Share this history on :

Provinsi Nanggroe Aceh Darussalam (NAD), memiliki beragam obyek wisata spritual yang khas, antik, dan menarik berupa masjid-masjid tua dan bersejarah. Usai bertandang ke masjid-masjid tersebut, pastinya Anda akan membawa pulang segudang pengetahuan, seperti sejarah tempo doeloe Aceh, arsitektur kuno, dan tentunya rasa keimanan yang kian menebal.Di ujung Juni, langit di atas Bandara Internasional Sultan Iskandar Muda (SIM), Banda Aceh, siang itu sedikit berawan kelam. Kendati begitu, bangunan utama bandara yang berarsitektur masjid modern dengan kubah didominasi warna hijau, tetap tampil megah dan indah. Saat melihat gaya bangunan bandara tersebut dari kejauhan, nuansa Islami yang membalut bumi Serambi Mekkah ini sudah mulai terasa.

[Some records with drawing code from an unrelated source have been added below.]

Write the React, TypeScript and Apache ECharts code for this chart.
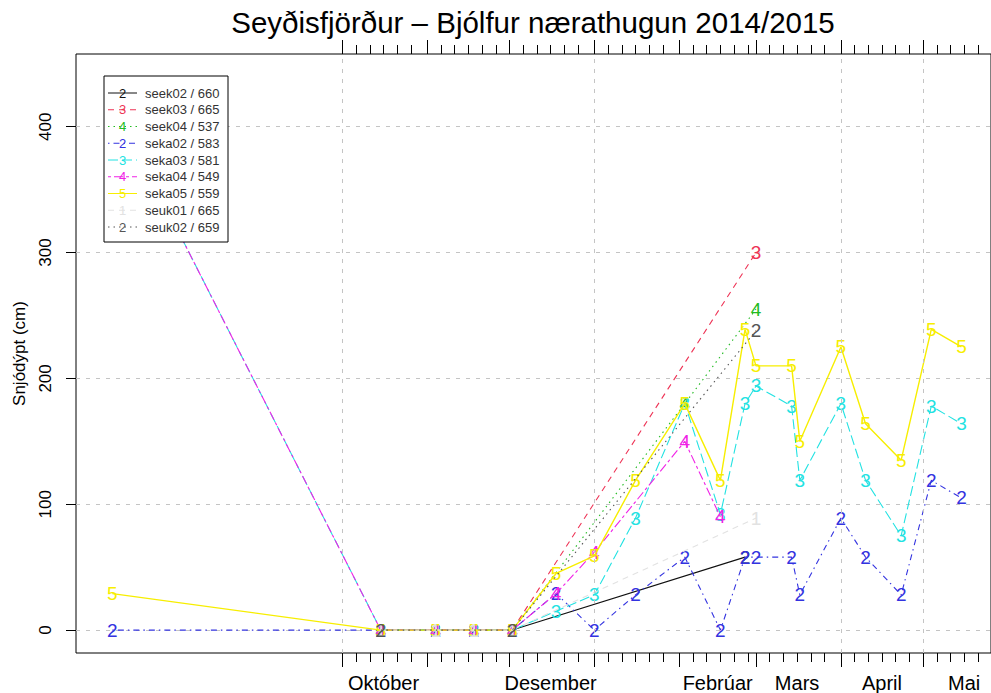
import React, { useEffect, useRef } from 'react';
import * as echarts from 'echarts';

// ---- data ----
const dates = [
  '2014-07-09', '2014-10-15', '2014-11-04', '2014-11-18', '2014-12-02',
  '2014-12-18', '2015-01-01', '2015-01-16', '2015-02-03', '2015-02-16',
  '2015-02-25', '2015-03-01', '2015-03-14', '2015-03-17', '2015-04-01',
  '2015-04-10', '2015-04-23', '2015-05-04', '2015-05-15',
];
const N = null;
const seek02 = [N, 0, 0, 0, 0, N, N, N, N, N, 58, N, N, N, N, N, N, N, N];
const seek03 = [N, 0, 0, 0, 0, N, N, N, N, N, N, 300, N, N, N, N, N, N, N];
const seek04 = [N, 0, 0, 0, 0, N, N, N, 180, N, N, 255, N, N, N, N, N, N, N];
const seka02 = [0, 0, 0, 0, 0, 29, 0, 28, 58, 0, 58, 58, 58, 28, 89, 58, 28, 119, 105];
const seka03 = [420, 0, 0, 0, 0, 15, 28, 89, 180, 92, 180, 194, 178, 119, 180, 119, 75, 178, 164];
const seka04 = [420, 0, 0, 0, 0, 29, 62, N, 150, 90, N, N, N, N, N, N, N, N, N];
const seka05 = [29, 0, 0, 0, 0, 45, 59, 119, 180, 119, 239, 210, 210, 150, 225, 164, 135, 239, 225];
const seuk01 = [N, 0, 0, 0, 0, N, N, N, N, N, N, 89, N, N, N, N, N, N, N];
const seuk02 = [N, 0, N, N, 0, N, N, N, N, N, N, 238, N, N, N, N, N, N, N];

const seriesValues = [seek02, seek03, seek04, seka02, seka03, seka04, seka05, seuk01, seuk02];
const seriesNames = [
  'seek02 / 660', 'seek03 / 665', 'seek04 / 537', 'seka02 / 583', 'seka03 / 581',
  'seka04 / 549', 'seka05 / 559', 'seuk01 / 665', 'seuk02 / 659',
];
const seriesSymbols = ['2', '3', '4', '2', '3', '4', '5', '1', '2'];
const seriesColors = ['#111111', '#EE3355', '#22BB22', '#3333E0', '#22E2E2', '#F022E6', '#F7EE00', '#E2E2E2', '#555555'];
const seriesDash: any[] = ['solid', [6, 5], [1.5, 4], [1.5, 4, 6, 4], [10, 4], [3, 3, 9, 3], 'solid', [6, 5], [1.5, 4]];

const monthLabels = ['Október', 'Desember', 'Febrúar', 'Mars', 'April', 'Mai'];
const monthLabelDates = ['2014-10-16', '2014-12-16', '2015-02-15', '2015-03-16', '2015-04-16', '2015-05-16'];
const tickMonths = [[2014, 10], [2014, 11], [2014, 12], [2015, 1], [2015, 2], [2015, 3], [2015, 4], [2015, 5]];
const minorTickDays = [6, 11, 16, 21, 26];
const gridLineDates = ['2014-10-01', '2015-01-01', '2015-04-01', '2015-05-01'];
const yTicks = [0, 100, 200, 300, 400];

const TITLE = 'Seyðisfjörður – Bjólfur nærathugun 2014/2015';
const FONT = '"Liberation Sans", Arial, Helvetica, sans-serif';

const DAY = 86400000;
// x values are days since 2014-10-01
function dayNum(y: number, m: number, d: number): number {
  return Math.round((Date.UTC(y, m - 1, d) - Date.UTC(2014, 9, 1)) / DAY);
}
function dn(s: string): number {
  const [y, m, d] = s.split('-').map(Number);
  return dayNum(y, m, d);
}

export default function App() {
  const ref = useRef<HTMLDivElement>(null);
  useEffect(() => {
    if (!ref.current) return;
    const chart = echarts.init(ref.current, undefined, { renderer: 'svg' });

    const xMin = -97.27;
    const xMax = 236.8;

    const majorTicks: number[] = tickMonths.map(([y, m]) => dayNum(y, m, 1));
    const minorTicks: number[] = [];
    tickMonths.forEach(([y, m]) => minorTickDays.forEach((d) => minorTicks.push(dayNum(y, m, d))));
    const labelPos = monthLabelDates.map(dn);

    const baseX = (extra: any) => ({
      type: 'value',
      min: xMin,
      max: xMax,
      axisLine: { show: false, onZero: false },
      splitLine: { show: false },
      ...extra,
    });

    const xAxes = [
      baseX({
        position: 'bottom',
        axisTick: { show: true, length: 14, customValues: majorTicks, lineStyle: { color: '#000', width: 1 } },
        axisLabel: {
          show: true,
          customValues: labelPos,
          margin: 20,
          fontSize: 20,
          color: '#000',
          fontFamily: FONT,
          formatter: (v: number) => {
            const i = labelPos.findIndex((t) => Math.abs(t - v) < 0.5);
            return i >= 0 ? monthLabels[i] : '';
          },
        },
      }),
      baseX({
        position: 'bottom',
        axisTick: { show: true, length: 9, customValues: minorTicks, lineStyle: { color: '#000', width: 1 } },
        axisLabel: { show: false },
      }),
      baseX({
        position: 'top',
        axisTick: { show: true, length: 14, customValues: majorTicks, lineStyle: { color: '#000', width: 1 } },
        axisLabel: { show: false },
      }),
      baseX({
        position: 'top',
        axisTick: { show: true, length: 9, customValues: minorTicks, lineStyle: { color: '#000', width: 1 } },
        axisLabel: { show: false },
      }),
    ];

    const series: any[] = seriesValues.map((vals, si) => {
      const data = dates
        .map((d, i) => (vals[i] === null ? null : [dn(d), vals[i]]))
        .filter((p) => p !== null);
      const s: any = {
        type: 'line',
        name: seriesNames[si],
        xAxisIndex: 0,
        yAxisIndex: 0,
        data,
        symbol: 'circle',
        symbolSize: 1,
        showSymbol: true,
        itemStyle: { color: 'rgba(0,0,0,0)' },
        lineStyle: { color: seriesColors[si], width: si === 6 ? 1.4 : 1.1, type: seriesDash[si] },
        label: {
          show: true,
          position: 'inside',
          formatter: seriesSymbols[si],
          color: seriesColors[si],
          fontSize: 19,
          fontFamily: FONT,
        },
        emphasis: { disabled: true },
        silent: true,
        z: 2 + si * 0.01,
      };
      if (si === 0) {
        s.markLine = {
          silent: true,
          symbol: ['none', 'none'],
          label: { show: false },
          lineStyle: { color: '#C4C4C4', type: [4, 6], width: 1 },
          emphasis: { disabled: true },
          data: gridLineDates.map((d) => ({ xAxis: dn(d) })),
        };
      }
      return s;
    });

    // legend drawn as graphic (digits as symbols like the original)
    const lgX = 104, lgY = 76, lgW = 124, lgH = 166, rowH = 16.75, row0 = 93;
    const legendEls: any[] = [
      { type: 'rect', z: 100, shape: { x: lgX, y: lgY, width: lgW, height: lgH }, style: { fill: '#fff', stroke: '#000', lineWidth: 1 } },
    ];
    seriesNames.forEach((name, i) => {
      const y = row0 + i * rowH;
      legendEls.push({
        type: 'line',
        z: 101,
        shape: { x1: 108, y1: y, x2: 137, y2: y },
        style: { stroke: seriesColors[i], lineWidth: 1, lineDash: seriesDash[i] === 'solid' ? null : seriesDash[i] },
      });
      legendEls.push({
        type: 'text',
        z: 102,
        x: 122.5,
        y,
        style: { text: seriesSymbols[i], fill: seriesColors[i], fontSize: 13, fontFamily: FONT, align: 'center', verticalAlign: 'middle' },
      });
      legendEls.push({
        type: 'text',
        z: 102,
        x: 145,
        y,
        style: { text: name, fill: '#333', fontSize: 13, fontFamily: FONT, align: 'left', verticalAlign: 'middle' },
      });
    });

    chart.setOption({
      animation: false,
      backgroundColor: '#fff',
      grid: { left: 76, top: 54, right: -2, bottom: 38, show: true, borderColor: '#000', borderWidth: 1, backgroundColor: 'transparent' },
      xAxis: xAxes,
      yAxis: {
        type: 'value',
        min: -18.2,
        max: 457.8,
        axisLine: { show: false, onZero: false },
        axisTick: { show: true, length: 10, customValues: yTicks, lineStyle: { color: '#000' } },
        axisLabel: { show: true, customValues: yTicks, rotate: 90, margin: 22, fontSize: 17, color: '#000', fontFamily: FONT },
        splitLine: { show: true, lineStyle: { color: '#C4C4C4', type: [4, 6], width: 1 } },
        name: 'Snjódýpt (cm)',
        nameLocation: 'middle',
        nameGap: 48,
        nameTextStyle: { fontSize: 17, color: '#000', fontFamily: FONT },
      },
      series,
      graphic: [
        {
          type: 'text',
          x: 533,
          y: 22,
          z: 100,
          style: { text: TITLE, fill: '#000', fontSize: 29.5, fontFamily: FONT, align: 'center', verticalAlign: 'middle' },
        },
        ...legendEls,
      ],
    });

    return () => chart.dispose();
  }, []);

  return <div ref={ref} style={{ position: 'fixed', left: 0, top: 0, width: 991, height: 693 }} />;
}
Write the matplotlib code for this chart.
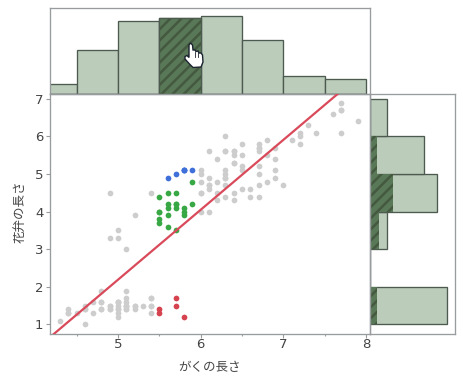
import matplotlib
matplotlib.use('Agg')
import matplotlib.pyplot as plt
import numpy as np
from matplotlib.patches import Polygon

# setosa / versicolor / virginica: outside the selected bin (gray)
gray_x = [5.1, 4.9, 4.7, 4.6, 5.0, 5.4, 4.6, 5.0, 4.4, 4.9, 5.4, 4.8, 4.8, 4.3, 5.4, 5.1, 5.1, 5.4, 5.1, 4.6, 5.1, 4.8, 5.0, 5.0, 5.2, 5.2, 4.7, 4.8, 5.4, 5.2, 4.9, 5.0, 4.9, 4.4, 5.1, 5.0, 4.5, 4.4, 5.0, 5.1, 4.8, 5.1, 4.6, 5.3, 5.0,
          7.0, 6.4, 6.9, 6.5, 6.3, 4.9, 6.6, 5.2, 5.0, 6.0, 6.1, 6.7, 6.2, 6.1, 6.3, 6.1, 6.4, 6.6, 6.8, 6.7, 6.0, 6.0, 5.4, 6.0, 6.7, 6.3, 6.1, 5.0, 6.2, 5.1,
          6.3, 7.1, 6.3, 6.5, 7.6, 4.9, 7.3, 6.7, 7.2, 6.5, 6.4, 6.8, 6.4, 6.5, 7.7, 7.7, 6.0, 6.9, 7.7, 6.3, 6.7, 7.2, 6.2, 6.1, 6.4, 7.2, 7.4, 7.9, 6.4, 6.3, 6.1, 7.7, 6.3, 6.4, 6.0, 6.9, 6.7, 6.9, 6.8, 6.7, 6.7, 6.3, 6.5, 6.2]
gray_y = [1.4, 1.4, 1.3, 1.5, 1.4, 1.7, 1.4, 1.5, 1.4, 1.5, 1.5, 1.6, 1.4, 1.1, 1.3, 1.4, 1.5, 1.7, 1.5, 1.0, 1.7, 1.9, 1.6, 1.6, 1.5, 1.4, 1.6, 1.6, 1.5, 1.5, 1.5, 1.2, 1.4, 1.3, 1.5, 1.3, 1.3, 1.3, 1.6, 1.9, 1.4, 1.6, 1.4, 1.5, 1.4,
          4.7, 4.5, 4.9, 4.6, 4.7, 3.3, 4.6, 3.9, 3.5, 4.0, 4.7, 4.4, 4.5, 4.0, 4.9, 4.7, 4.3, 4.4, 4.8, 5.0, 4.5, 5.1, 4.5, 4.5, 4.7, 4.4, 4.6, 3.3, 4.3, 3.0,
          6.0, 5.9, 5.6, 5.8, 6.6, 4.5, 6.3, 5.8, 6.1, 5.1, 5.3, 5.5, 5.3, 5.5, 6.7, 6.9, 5.0, 5.7, 6.7, 4.9, 5.7, 6.0, 4.8, 4.9, 5.6, 5.8, 6.1, 6.4, 5.6, 5.1, 5.6, 6.1, 5.6, 5.5, 4.8, 5.4, 5.6, 5.1, 5.9, 5.7, 5.2, 5.0, 5.2, 5.4]
red_x = [5.8, 5.7, 5.7, 5.5, 5.5]
red_y = [1.2, 1.5, 1.7, 1.4, 1.3]
green_x = [5.5, 5.7, 5.9, 5.6, 5.6, 5.8, 5.6, 5.9, 5.7, 5.5, 5.5, 5.8, 5.6, 5.5, 5.5, 5.8, 5.6, 5.7, 5.7, 5.7]
green_y = [4.0, 4.5, 4.2, 3.6, 4.5, 4.1, 3.9, 4.8, 3.5, 3.8, 3.7, 3.9, 4.1, 4.0, 4.4, 4.0, 4.2, 4.2, 4.2, 4.1]
blue_x = [5.8, 5.7, 5.8, 5.6, 5.8, 5.9]
blue_y = [5.1, 5.0, 5.1, 4.9, 5.1, 5.1]

# histograms
x_edges = [4.0, 4.5, 5.0, 5.5, 6.0, 6.5, 7.0, 7.5, 8.0]
x_counts = [4, 18, 30, 31, 32, 22, 7, 6]
x_selected = [0, 0, 0, 31, 0, 0, 0, 0]
y_edges = [1, 2, 3, 4, 5, 6, 7]
y_counts = [50, 0, 11, 43, 35, 11]
y_selected = [5, 0, 6, 15, 5, 0]

W, H = 463, 380
BAR = '#bbccbb'
EDGE = '#4d5a4f'
DARK = '#587857'
STRIPE = '#44593f'
AXC = '#999c9f'
TXT = '#444444'
CJK = ['Noto Sans CJK JP', 'DejaVu Sans']

plt.rcParams['hatch.linewidth'] = 1.8


def rect(l, t, r, b):
    # pixel box -> figure fraction
    return [l / W, 1 - b / H, (r - l) / W, (b - t) / H]


fig = plt.figure(figsize=(W / 100, H / 100), dpi=100)
ax = fig.add_axes(rect(49.5, 93.5, 369.5, 333.5))
top = fig.add_axes(rect(49.5, 8.5, 369.5, 93.5))
right = fig.add_axes(rect(369.5, 93.5, 454.5, 333.5))

# top histogram
widths = np.diff(x_edges)
top.bar(x_edges[:-1], x_counts, widths, align='edge', color=BAR, edgecolor=EDGE, linewidth=0.95, zorder=2)
top.bar(x_edges[:-1], x_selected, widths, align='edge', color=DARK, edgecolor=STRIPE, hatch='///', linewidth=0, zorder=3)
top.bar(x_edges[:-1], x_selected, widths, align='edge', fill=False, edgecolor=EDGE, linewidth=0.95, zorder=4)
top.set_xlim(4.171, 8.042)
top.set_ylim(0, 35)
top.set_xticks([])
top.set_yticks([])

# right histogram
heights = np.diff(y_edges)
right.barh(y_edges[:-1], y_counts, heights, align='edge', color=BAR, edgecolor=EDGE, linewidth=0.95, zorder=2)
right.barh(y_edges[:-1], y_selected, heights, align='edge', color=DARK, edgecolor=STRIPE, hatch='///', linewidth=0, zorder=3)
right.set_ylim(0.76, 7.14)
right.set_xlim(0, 54.5)
right.set_xticks([])
right.set_yticks([])

# scatter
ax.scatter(gray_x, gray_y, s=17, color='#cdcdcd', linewidths=0, zorder=2)
ax.scatter(red_x, red_y, s=17, color='#d5434f', linewidths=0, zorder=3)
ax.scatter(green_x, green_y, s=17, color='#38a845', linewidths=0, zorder=3)
ax.scatter(blue_x, blue_y, s=17, color='#3f6fd8', linewidths=0, zorder=3)

# fit line over all the points
all_x = gray_x + red_x + green_x + blue_x
all_y = gray_y + red_y + green_y + blue_y
slope, icpt = np.polyfit(all_x, all_y, 1)
xs = np.array([4.171, 8.042])
ax.plot(xs, slope * xs + icpt, color='#d94a5b', linewidth=1.6, zorder=4)

ax.set_xlim(4.171, 8.042)
ax.set_ylim(0.76, 7.14)
ax.set_xticks([5, 6, 7, 8])
ax.set_xticks([4.5, 5.5, 6.5, 7.5], minor=True)
ax.set_yticks([1, 2, 3, 4, 5, 6, 7])
ax.tick_params(axis='y', which='major', length=3, width=0.8, color=AXC, labelcolor=TXT, labelsize=9.5, pad=1.5)
ax.tick_params(axis='x', which='major', length=3, width=0.8, color=AXC, labelcolor=TXT, labelsize=9.5, pad=0.3)
ax.tick_params(axis='x', which='minor', length=1.5, width=0.8, color=AXC)

for a in (ax, top, right):
    for s in a.spines.values():
        s.set_color(AXC)
        s.set_linewidth(0.95)
ax.set_zorder(3)
ax.patch.set_alpha(0)

fig.text(209 / W, 1 - 368 / H, 'がくの長さ', family=CJK, fontsize=9, color=TXT, ha='center', va='center')
fig.text(20 / W, 1 - 212 / H, '花弁の長さ', family=CJK, fontsize=9, color=TXT, ha='center', va='center', rotation=90)

# hand cursor, in figure pixels
hand = [(189, 45), (190.5, 43), (192.5, 45), (193, 50), (195, 50), (196, 51.5), (198, 51), (199, 53), (201, 53),
        (202.5, 55), (203, 62), (201, 67), (193, 67.5), (189.5, 64), (185, 59), (185, 56.5), (187, 55.5), (189, 57.5)]
fig.add_artist(Polygon([(x / W, 1 - y / H) for x, y in hand], closed=True, transform=fig.transFigure,
                       facecolor='white', edgecolor='#1c2430', linewidth=1.0, zorder=10))
for fx in (195, 198):
    fig.add_artist(plt.Line2D([fx / W, fx / W], [1 - 52 / H, 1 - 57 / H], color='#1c2430', linewidth=0.6, zorder=11))

fig.savefig('out.png', dpi=100)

Ketika mobil rombongan press tour ke Aceh yang digelar Direktorat Nilai Sejarah, Dirjend Sejarah dan Purbakala, Departemen Kebudayaan dan Pariwisata meninggalkan Bandara SIM, langit mencurahkan sayangnya ke bumi dengan rintik-rintik hujan. Padahal menurut salah seorang sopir, sudah lama tak turun hujan. Kondisi cuaca saat itu, seolah menyambut kedatangan rombongan press tour di provinsi terbarat Indonesia tercinta ini.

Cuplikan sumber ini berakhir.